YOUR GOAL. Please return nothing but the lines between the line holding "Generate a Python" and the line holding "-43, -32.2, -17.1, -9, -3.0, -1.2, -0.4, -0.2, -0.2, -0.2]", both ends included, without the pictures.

GIVEN RECORDS.
================
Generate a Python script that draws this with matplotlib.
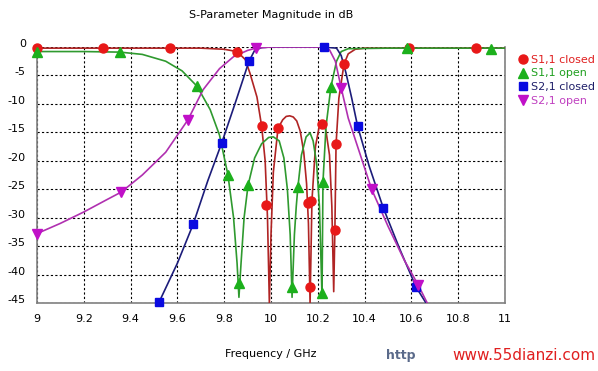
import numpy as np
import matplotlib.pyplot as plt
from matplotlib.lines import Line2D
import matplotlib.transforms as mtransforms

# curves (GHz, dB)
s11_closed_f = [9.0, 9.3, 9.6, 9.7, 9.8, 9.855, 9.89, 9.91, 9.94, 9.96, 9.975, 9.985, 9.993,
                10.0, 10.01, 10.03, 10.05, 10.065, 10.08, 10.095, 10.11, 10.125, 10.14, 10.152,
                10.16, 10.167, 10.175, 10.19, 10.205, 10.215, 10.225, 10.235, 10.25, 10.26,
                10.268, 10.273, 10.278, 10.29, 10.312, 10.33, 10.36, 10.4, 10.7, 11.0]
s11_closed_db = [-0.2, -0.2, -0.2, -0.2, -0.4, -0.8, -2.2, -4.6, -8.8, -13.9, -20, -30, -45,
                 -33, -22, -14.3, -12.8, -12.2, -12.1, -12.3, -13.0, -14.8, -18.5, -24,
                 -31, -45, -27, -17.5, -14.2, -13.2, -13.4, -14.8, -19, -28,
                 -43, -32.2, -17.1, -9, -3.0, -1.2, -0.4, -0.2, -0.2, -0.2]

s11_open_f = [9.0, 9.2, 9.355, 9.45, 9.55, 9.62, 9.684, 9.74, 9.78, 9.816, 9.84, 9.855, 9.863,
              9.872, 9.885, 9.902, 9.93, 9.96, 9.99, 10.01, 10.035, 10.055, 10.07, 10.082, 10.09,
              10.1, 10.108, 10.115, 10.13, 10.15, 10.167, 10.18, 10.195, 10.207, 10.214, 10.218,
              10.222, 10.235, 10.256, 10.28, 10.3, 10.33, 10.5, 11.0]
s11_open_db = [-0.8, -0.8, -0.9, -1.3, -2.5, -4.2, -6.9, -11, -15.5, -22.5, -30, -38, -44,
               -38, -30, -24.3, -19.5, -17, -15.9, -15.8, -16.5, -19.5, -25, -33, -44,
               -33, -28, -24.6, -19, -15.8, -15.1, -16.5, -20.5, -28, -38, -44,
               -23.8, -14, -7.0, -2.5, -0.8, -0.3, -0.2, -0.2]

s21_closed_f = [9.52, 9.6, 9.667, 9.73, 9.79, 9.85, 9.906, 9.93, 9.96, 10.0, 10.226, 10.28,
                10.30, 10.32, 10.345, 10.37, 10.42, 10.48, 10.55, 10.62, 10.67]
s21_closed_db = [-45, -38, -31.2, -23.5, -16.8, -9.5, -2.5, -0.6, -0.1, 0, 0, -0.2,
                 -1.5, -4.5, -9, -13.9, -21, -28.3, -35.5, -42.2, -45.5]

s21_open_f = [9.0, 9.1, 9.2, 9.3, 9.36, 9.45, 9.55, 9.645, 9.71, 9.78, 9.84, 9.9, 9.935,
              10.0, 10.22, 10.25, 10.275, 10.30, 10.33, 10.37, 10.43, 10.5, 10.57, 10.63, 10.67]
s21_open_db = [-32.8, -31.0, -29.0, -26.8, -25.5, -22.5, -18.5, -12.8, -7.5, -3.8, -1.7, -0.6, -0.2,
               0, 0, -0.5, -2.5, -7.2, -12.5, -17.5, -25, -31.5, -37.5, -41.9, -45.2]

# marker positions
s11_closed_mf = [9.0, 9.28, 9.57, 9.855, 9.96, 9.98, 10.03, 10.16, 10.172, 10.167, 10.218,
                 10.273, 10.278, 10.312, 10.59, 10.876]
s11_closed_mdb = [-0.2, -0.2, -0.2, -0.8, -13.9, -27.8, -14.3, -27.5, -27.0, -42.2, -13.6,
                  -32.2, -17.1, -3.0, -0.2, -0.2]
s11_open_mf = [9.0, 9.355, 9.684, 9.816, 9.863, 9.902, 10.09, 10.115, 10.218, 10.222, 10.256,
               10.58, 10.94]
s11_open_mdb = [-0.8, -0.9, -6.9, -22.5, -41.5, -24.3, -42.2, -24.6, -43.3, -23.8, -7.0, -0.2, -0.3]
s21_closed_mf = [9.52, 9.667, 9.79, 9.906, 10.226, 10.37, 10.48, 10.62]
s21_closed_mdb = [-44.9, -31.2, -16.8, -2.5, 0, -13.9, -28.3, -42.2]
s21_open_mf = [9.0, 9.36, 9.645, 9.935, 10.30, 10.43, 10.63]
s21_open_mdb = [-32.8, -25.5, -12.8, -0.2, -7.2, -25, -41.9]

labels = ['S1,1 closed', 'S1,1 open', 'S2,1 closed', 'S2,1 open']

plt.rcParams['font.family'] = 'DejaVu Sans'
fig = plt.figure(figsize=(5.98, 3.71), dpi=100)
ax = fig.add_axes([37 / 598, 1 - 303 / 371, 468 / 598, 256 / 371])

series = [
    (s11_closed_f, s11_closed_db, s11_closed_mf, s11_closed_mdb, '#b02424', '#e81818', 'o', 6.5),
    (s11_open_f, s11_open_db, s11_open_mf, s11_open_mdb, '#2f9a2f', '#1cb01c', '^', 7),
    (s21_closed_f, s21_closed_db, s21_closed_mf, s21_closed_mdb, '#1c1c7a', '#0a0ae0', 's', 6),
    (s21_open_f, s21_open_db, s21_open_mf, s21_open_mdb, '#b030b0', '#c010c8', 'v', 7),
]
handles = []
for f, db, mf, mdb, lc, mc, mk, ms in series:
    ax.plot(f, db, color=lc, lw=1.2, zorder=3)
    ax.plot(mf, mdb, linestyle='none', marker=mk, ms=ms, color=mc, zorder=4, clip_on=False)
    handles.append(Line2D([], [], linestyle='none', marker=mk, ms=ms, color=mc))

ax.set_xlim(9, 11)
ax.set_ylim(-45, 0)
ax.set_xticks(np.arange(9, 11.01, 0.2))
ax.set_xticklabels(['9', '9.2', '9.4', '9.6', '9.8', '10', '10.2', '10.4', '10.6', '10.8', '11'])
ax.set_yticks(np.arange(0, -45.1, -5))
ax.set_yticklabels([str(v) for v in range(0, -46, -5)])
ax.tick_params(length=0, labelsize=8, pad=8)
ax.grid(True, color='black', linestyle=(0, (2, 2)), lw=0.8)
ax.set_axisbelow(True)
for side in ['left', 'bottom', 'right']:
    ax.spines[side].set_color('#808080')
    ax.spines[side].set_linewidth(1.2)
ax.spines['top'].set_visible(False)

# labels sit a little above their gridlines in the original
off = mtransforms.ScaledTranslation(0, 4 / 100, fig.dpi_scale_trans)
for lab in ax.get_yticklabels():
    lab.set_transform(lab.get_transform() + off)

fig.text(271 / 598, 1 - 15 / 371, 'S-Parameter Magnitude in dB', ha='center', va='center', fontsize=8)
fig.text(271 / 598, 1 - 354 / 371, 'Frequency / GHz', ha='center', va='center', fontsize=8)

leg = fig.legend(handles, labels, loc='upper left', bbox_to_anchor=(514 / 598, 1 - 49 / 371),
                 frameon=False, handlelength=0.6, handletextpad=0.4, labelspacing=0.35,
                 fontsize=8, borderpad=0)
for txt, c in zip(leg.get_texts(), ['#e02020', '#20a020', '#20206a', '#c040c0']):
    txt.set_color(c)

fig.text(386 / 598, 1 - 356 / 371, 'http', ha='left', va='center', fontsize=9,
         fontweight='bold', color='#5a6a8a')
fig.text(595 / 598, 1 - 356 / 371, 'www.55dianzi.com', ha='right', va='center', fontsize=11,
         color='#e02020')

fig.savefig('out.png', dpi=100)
================
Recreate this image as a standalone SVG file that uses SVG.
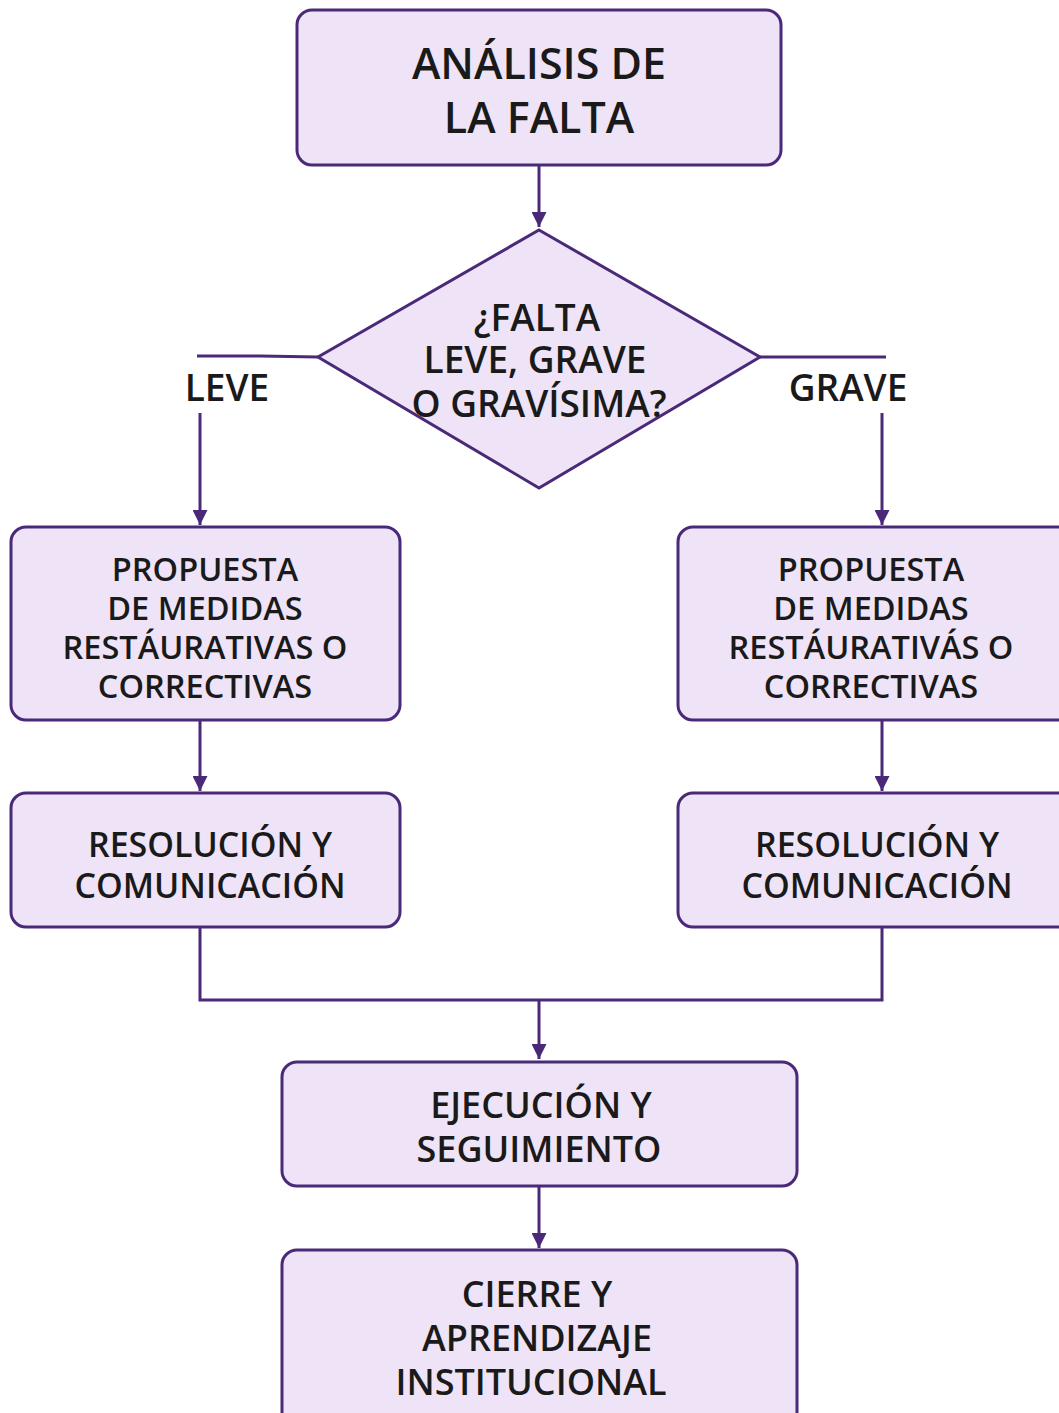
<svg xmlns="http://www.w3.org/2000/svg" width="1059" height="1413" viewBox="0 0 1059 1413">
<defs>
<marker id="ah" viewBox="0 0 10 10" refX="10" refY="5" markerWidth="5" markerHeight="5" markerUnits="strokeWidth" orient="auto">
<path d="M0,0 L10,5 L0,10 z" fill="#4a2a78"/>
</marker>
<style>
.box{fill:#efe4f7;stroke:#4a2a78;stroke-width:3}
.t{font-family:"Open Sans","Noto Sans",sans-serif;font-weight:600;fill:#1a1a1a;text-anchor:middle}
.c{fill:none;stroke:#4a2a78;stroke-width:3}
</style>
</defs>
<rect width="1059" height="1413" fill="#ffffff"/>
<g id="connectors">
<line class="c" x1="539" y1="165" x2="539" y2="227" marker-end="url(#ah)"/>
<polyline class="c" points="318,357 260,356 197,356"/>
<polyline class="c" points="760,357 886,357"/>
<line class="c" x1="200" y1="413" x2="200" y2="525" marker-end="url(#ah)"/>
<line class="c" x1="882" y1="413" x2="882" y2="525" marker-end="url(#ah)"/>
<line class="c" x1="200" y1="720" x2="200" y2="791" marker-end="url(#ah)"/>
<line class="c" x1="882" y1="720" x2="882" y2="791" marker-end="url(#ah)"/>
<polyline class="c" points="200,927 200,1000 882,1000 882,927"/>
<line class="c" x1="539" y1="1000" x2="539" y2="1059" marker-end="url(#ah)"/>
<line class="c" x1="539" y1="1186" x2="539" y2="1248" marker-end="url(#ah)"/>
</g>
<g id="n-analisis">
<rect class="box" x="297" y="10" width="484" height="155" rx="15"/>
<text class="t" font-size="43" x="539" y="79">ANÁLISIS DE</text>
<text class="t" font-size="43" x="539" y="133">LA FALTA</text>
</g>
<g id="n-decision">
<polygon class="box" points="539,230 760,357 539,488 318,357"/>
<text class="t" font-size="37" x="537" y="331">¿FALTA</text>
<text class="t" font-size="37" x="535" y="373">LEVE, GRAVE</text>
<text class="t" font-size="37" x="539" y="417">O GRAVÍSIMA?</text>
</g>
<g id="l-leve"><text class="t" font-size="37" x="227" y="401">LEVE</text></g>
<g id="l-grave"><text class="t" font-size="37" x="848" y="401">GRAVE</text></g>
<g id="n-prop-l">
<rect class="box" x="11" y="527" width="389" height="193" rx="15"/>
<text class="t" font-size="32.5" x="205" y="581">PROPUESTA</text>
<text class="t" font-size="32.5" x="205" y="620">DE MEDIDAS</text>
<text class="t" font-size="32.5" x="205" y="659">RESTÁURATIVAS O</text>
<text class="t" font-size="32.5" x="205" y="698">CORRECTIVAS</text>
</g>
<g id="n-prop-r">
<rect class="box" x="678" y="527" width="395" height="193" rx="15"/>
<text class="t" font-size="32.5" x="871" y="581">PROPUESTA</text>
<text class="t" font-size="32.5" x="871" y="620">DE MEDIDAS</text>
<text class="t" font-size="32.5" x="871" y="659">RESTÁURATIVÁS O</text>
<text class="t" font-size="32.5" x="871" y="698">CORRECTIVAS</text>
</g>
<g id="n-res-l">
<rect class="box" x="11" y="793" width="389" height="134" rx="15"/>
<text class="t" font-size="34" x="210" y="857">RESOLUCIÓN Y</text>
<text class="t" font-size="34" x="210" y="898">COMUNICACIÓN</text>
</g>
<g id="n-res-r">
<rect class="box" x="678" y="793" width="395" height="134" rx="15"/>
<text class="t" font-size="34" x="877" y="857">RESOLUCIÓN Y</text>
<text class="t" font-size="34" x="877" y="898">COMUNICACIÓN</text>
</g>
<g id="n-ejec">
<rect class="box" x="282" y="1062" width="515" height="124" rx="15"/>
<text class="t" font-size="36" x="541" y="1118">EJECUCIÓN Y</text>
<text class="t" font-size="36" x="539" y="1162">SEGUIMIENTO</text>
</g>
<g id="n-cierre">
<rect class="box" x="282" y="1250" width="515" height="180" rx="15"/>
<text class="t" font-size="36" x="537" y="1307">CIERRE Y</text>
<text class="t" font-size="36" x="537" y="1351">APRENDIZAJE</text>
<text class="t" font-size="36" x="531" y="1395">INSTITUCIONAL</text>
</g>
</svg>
================
WORKED SOLUTION.
Generate a Python script that draws this with matplotlib.
import numpy as np
import matplotlib.pyplot as plt
from matplotlib.lines import Line2D
import matplotlib.transforms as mtransforms

# curves (GHz, dB)
s11_closed_f = [9.0, 9.3, 9.6, 9.7, 9.8, 9.855, 9.89, 9.91, 9.94, 9.96, 9.975, 9.985, 9.993,
                10.0, 10.01, 10.03, 10.05, 10.065, 10.08, 10.095, 10.11, 10.125, 10.14, 10.152,
                10.16, 10.167, 10.175, 10.19, 10.205, 10.215, 10.225, 10.235, 10.25, 10.26,
                10.268, 10.273, 10.278, 10.29, 10.312, 10.33, 10.36, 10.4, 10.7, 11.0]
s11_closed_db = [-0.2, -0.2, -0.2, -0.2, -0.4, -0.8, -2.2, -4.6, -8.8, -13.9, -20, -30, -45,
                 -33, -22, -14.3, -12.8, -12.2, -12.1, -12.3, -13.0, -14.8, -18.5, -24,
                 -31, -45, -27, -17.5, -14.2, -13.2, -13.4, -14.8, -19, -28,
                 -43, -32.2, -17.1, -9, -3.0, -1.2, -0.4, -0.2, -0.2, -0.2]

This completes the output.